In typical fashion, Spencer contributed just one catch for seven yards — but his impact was felt in three enormous plays that will be mentioned for years to come. Trailing just before halftime, the Buckeyes drove deep into Alabama territory and dialed up a trick play. Spencer took a reverse, then tossed a beautiful touchdown pass to Thomas. The score gave Ohio State major momentum.

In the third quarter, he threw a nasty block to clear the way for Ezekiel Elliot’s “85 yards through the heart of the south.” Finally, Spencer secured the onside kick that all but locked up the game for OSU. Tons of people think about that game as the Zeke game, or the Cardale game, but Spencer played a pivotal role in three of the game’s biggest moments.

Similar to Maurice Hall in the last edition of Forgotten Buckeyes, Spencer made his largest impact in the penultimate game of a championship season. Against Oregon, he failed to register a stat. The Buckeyes simply didn’t need heroics from many. Elliott ran for 246 yards and four touchdowns, and the game was largely never in doubt.

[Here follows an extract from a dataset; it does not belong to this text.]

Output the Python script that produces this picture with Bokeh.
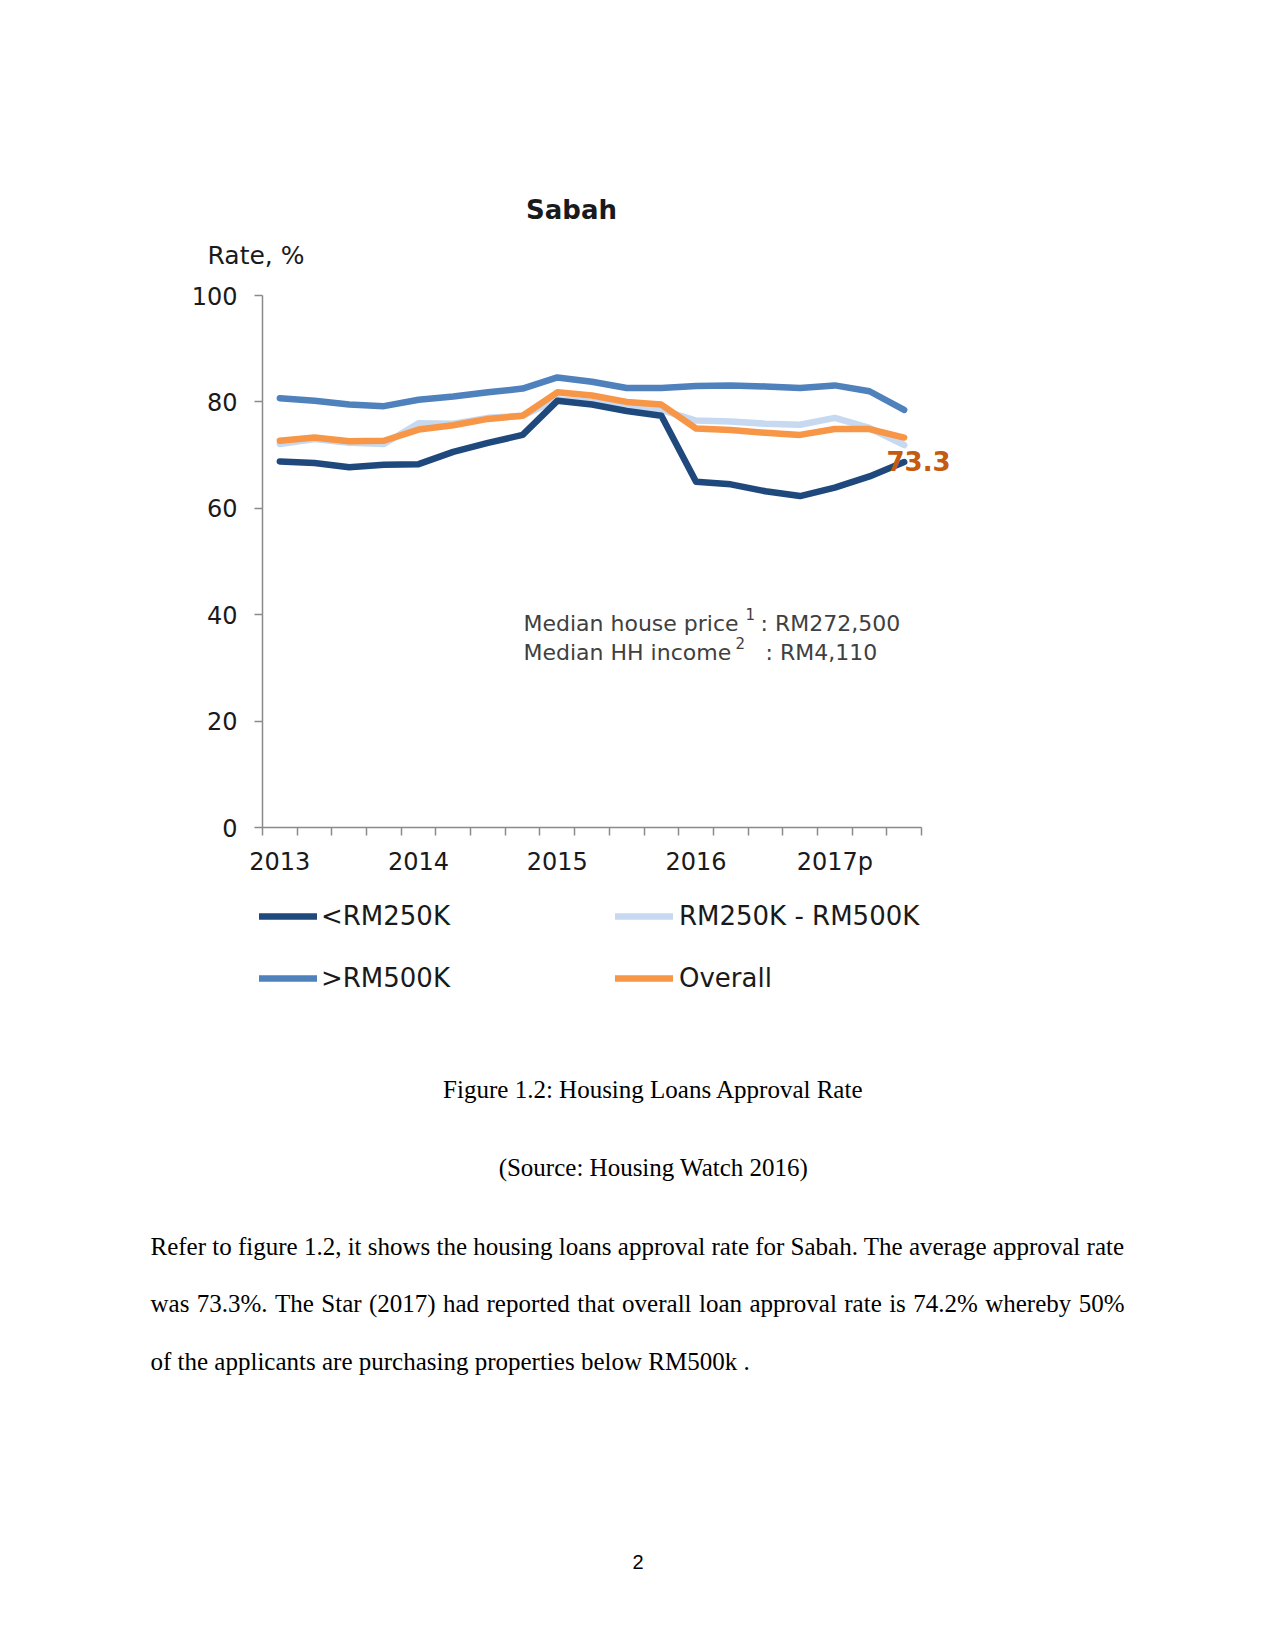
from bokeh.plotting import figure
from bokeh.models import Label, Legend, LegendItem, FixedTicker, Range1d
from bokeh.embed import file_html
from bokeh.resources import INLINE

# ---------------- data ----------------
quarters = ["2013Q1", "2013Q2", "2013Q3", "2013Q4",
            "2014Q1", "2014Q2", "2014Q3", "2014Q4",
            "2015Q1", "2015Q2", "2015Q3", "2015Q4",
            "2016Q1", "2016Q2", "2016Q3", "2016Q4",
            "2017Q1", "2017Q2", "2017Q3"]
year_labels = ["2013", "2014", "2015", "2016", "2017p"]
year_positions = [0, 4, 8, 12, 16]
y_ticks = [0, 20, 40, 60, 80, 100]

below_250k = [68.8, 68.5, 67.7, 68.2, 68.3, 70.6, 72.3, 73.8, 80.2, 79.5,
              78.3, 77.4, 65.0, 64.5, 63.2, 62.3, 63.9, 66.0, 68.7]
mid_250_500k = [72.1, 73.0, 72.3, 72.1, 76.0, 75.9, 77.0, 77.4, 80.5, 80.0,
                79.0, 78.5, 76.5, 76.3, 75.9, 75.7, 77.0, 75.1, 71.9]
above_500k = [80.7, 80.2, 79.5, 79.2, 80.4, 81.0, 81.8, 82.5, 84.6, 83.8,
              82.6, 82.6, 83.0, 83.1, 82.9, 82.6, 83.1, 82.0, 78.5]
overall = [72.7, 73.3, 72.6, 72.7, 74.8, 75.6, 76.8, 77.4, 81.8, 81.2,
           80.0, 79.5, 75.0, 74.7, 74.2, 73.8, 74.9, 74.9, 73.3]
last_overall_label = "73.3"

series_names = ["<RM250K", ">RM500K", "RM250K - RM500K", "Overall"]

caption = "Figure 1.2: Housing Loans Approval Rate"
source = "(Source: Housing Watch 2016)"
paragraph = [
    "Refer to figure 1.2, it shows the housing loans approval rate for Sabah. The average approval rate",
    "was 73.3%. The Star (2017) had reported that overall loan approval rate is 74.2% whereby 50%",
    "of the applicants are purchasing properties below RM500k .",
]
paragraph_justified = [True, True, False]

# ---------------- layout ----------------
W, H = 1275, 1650
FL, FR, FT, FB = 262, 921, 295, 827      # page pixels of the axes box
n = len(quarters)
x = list(range(n))
sx = (FR - FL) / n          # px per category
sy = (FB - FT) / 100.0      # px per percent

p = figure(width=W, height=H, output_backend="svg", toolbar_location=None,
           x_range=Range1d(-0.5 - FL / sx, -0.5 + (W - FL) / sx),
           y_range=Range1d(-(H - FB) / sy, FB / sy),
           min_border=0)
p.outline_line_color = None
p.grid.visible = False
p.background_fill_color = "white"
p.border_fill_color = "white"

AX = "#8a8a8a"
SANS = "DejaVu Sans"

# x axis
p.xaxis.fixed_location = 0
p.xaxis.bounds = (-0.5, n - 0.5)
p.xaxis.ticker = FixedTicker(ticks=year_positions,
                             minor_ticks=[i - 0.5 for i in range(n + 1)])
p.xaxis.major_label_overrides = {pos: lab for pos, lab in zip(year_positions, year_labels)}
p.xaxis.major_tick_out = 0
p.xaxis.major_tick_in = 0
p.xaxis.minor_tick_out = 8
p.xaxis.minor_tick_in = 0
p.xaxis.minor_tick_line_color = AX
p.xaxis.minor_tick_line_width = 1.5
p.xaxis.major_label_standoff = 12

# y axis
p.yaxis.fixed_location = -0.5
p.yaxis.bounds = (0, 100)
p.yaxis.ticker = FixedTicker(ticks=y_ticks, minor_ticks=[])
p.yaxis.major_tick_out = 8
p.yaxis.major_tick_in = 0
p.yaxis.minor_tick_line_color = None
p.yaxis.major_label_standoff = 17

for ax in (p.xaxis, p.yaxis):
    ax.axis_line_color = AX
    ax.axis_line_width = 1.5
    ax.major_tick_line_color = AX
    ax.major_tick_line_width = 1.5
    ax.major_label_text_font = SANS
    ax.major_label_text_font_size = "24px"
    ax.major_label_text_color = "#1a1a1a"

# series
c_below, c_above, c_mid, c_overall = "#1f497d", "#4f81bd", "#c6d9f1", "#f79646"
kw = dict(line_width=6.5, line_cap="round", line_join="round")
r_mid = p.line(x, mid_250_500k, line_color=c_mid, **kw)
r_below = p.line(x, below_250k, line_color=c_below, **kw)
r_above = p.line(x, above_500k, line_color=c_above, **kw)
r_overall = p.line(x, overall, line_color=c_overall, **kw)


def xd(px):
    return -0.5 + (px - FL) / sx


def yd(py):
    return (FB - py) / sy


def lab(text, px, py, size, font=SANS, color="#1a1a1a", align="left",
        style="normal", baseline="middle"):
    p.add_layout(Label(x=xd(px), y=yd(py), text=text, text_font=font,
                       text_font_size=size, text_color=color, text_align=align,
                       text_font_style=style, text_baseline=baseline))


# chart texts
lab("Sabah", 571, 209, "26px", align="center", style="bold")
lab("Rate, %", 207, 255, "25px")
lab(last_overall_label, 886, 460, "26px", color="#c55a11", style="bold")

ANN = "#404040"
lab("Median house price", 523, 623, "22px", color=ANN)
lab("1", 745, 613, "15px", color=ANN)
lab(": RM272,500", 760, 623, "22px", color=ANN)
lab("Median HH income", 523, 652, "22px", color=ANN)
lab("2", 735, 642, "15px", color=ANN)
lab(": RM4,110", 765, 652, "22px", color=ANN)

# legends (location = bottom-left corner, screen px from the frame's bottom-left)
leg_kw = dict(orientation="vertical", glyph_width=58, glyph_height=30,
              label_height=30, spacing=32, padding=0, margin=0,
              border_line_color=None, background_fill_alpha=0,
              label_text_font=SANS, label_text_font_size="26px",
              label_text_color="#1a1a1a")
legend_bottom = H - 993
leg1 = Legend(items=[LegendItem(label=series_names[0], renderers=[r_below]),
                     LegendItem(label=series_names[1], renderers=[r_above])],
              location=(FL - 3, legend_bottom), label_standoff=4, **leg_kw)
leg2 = Legend(items=[LegendItem(label=series_names[2], renderers=[r_mid]),
                     LegendItem(label=series_names[3], renderers=[r_overall])],
              location=(615, legend_bottom), label_standoff=6, **leg_kw)
p.add_layout(leg1)
p.add_layout(leg2)

# document text
SERIF = "Liberation Serif"
FS = 25
# Times-compatible advance widths (per 1000 em) used for justifying lines
TW = {" ": 250, "%": 833, "(": 333, ")": 333, ",": 250, "-": 333, ".": 250, ":": 278}
TW.update({d: 500 for d in "0123456789"})
TW.update(dict(zip("ABCDEFGHIJKLMNOPQRSTUVWXYZ",
                   [722, 667, 667, 722, 611, 556, 722, 722, 333, 389, 722, 611, 889,
                    722, 722, 556, 722, 667, 556, 611, 722, 722, 944, 722, 722, 611])))
TW.update(dict(zip("abcdefghijklmnopqrstuvwxyz",
                   [444, 500, 444, 500, 444, 333, 500, 500, 278, 278, 500, 278, 778,
                    500, 500, 500, 500, 333, 389, 278, 500, 500, 722, 500, 500, 444])))


def tw(s):
    return sum(TW.get(c, 500) for c in s) * FS / 1000.0


lab(caption, 653, 1089, f"{FS}px", font=SERIF, color="black", align="center")
lab(source, 653, 1167, f"{FS}px", font=SERIF, color="black", align="center")
LEFT, RIGHT = 150, 1124
line_y = [1246, 1303, 1361]
for line, py, just in zip(paragraph, line_y, paragraph_justified):
    words = line.split(" ")
    natural = tw(line)
    if just and natural < RIGHT - LEFT and len(words) > 1:
        gap = (RIGHT - LEFT - sum(tw(w) for w in words)) / (len(words) - 1)
        cx = LEFT
        for k, wd in enumerate(words):
            if k == len(words) - 1:
                lab(wd, RIGHT, py, f"{FS}px", font=SERIF, color="black", align="right")
            else:
                lab(wd, cx, py, f"{FS}px", font=SERIF, color="black")
            cx += tw(wd) + gap
    else:
        lab(line, LEFT, py, f"{FS}px", font=SERIF, color="black")
lab("2", 637.5, 1561, "20px", font="Liberation Sans", color="black", align="center")

open("out.html", "w").write(file_html(p, INLINE))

Spencer likely got many glowing recommendations from coaches, and had prototypical size, but he was somewhat surprisingly drafted in the sixth round of the NFL Draft. However, the team formerly known as the Redskins cut him before the regular season. He latched on with the Tampa Bay Buccaneers for a bit; a very cool moment in time that he was able to spend with his dad, who was a position coach with Tampa Bay at the time. But ultimately, Spencer’s NFL career was extremely brief.

He decided that rather than chasing the NFL, he was going to pursue other opportunities. He has popped up on local media coverage and has plenty of other interests. With a work ethic like Spencer’s, he will surely be successful in everything that he does.

As Ohio State fans, we should never forget — or overlook — how impactful and successful he was on the field. Spencer was a strong locker room presence on some of the Buckeyes’ best teams, and had his greatest individual game came in one of the most monumental and memorable OSU victories in history.

It was not that long ago, but let’s make sure we remember Evan Spencer for many years to come.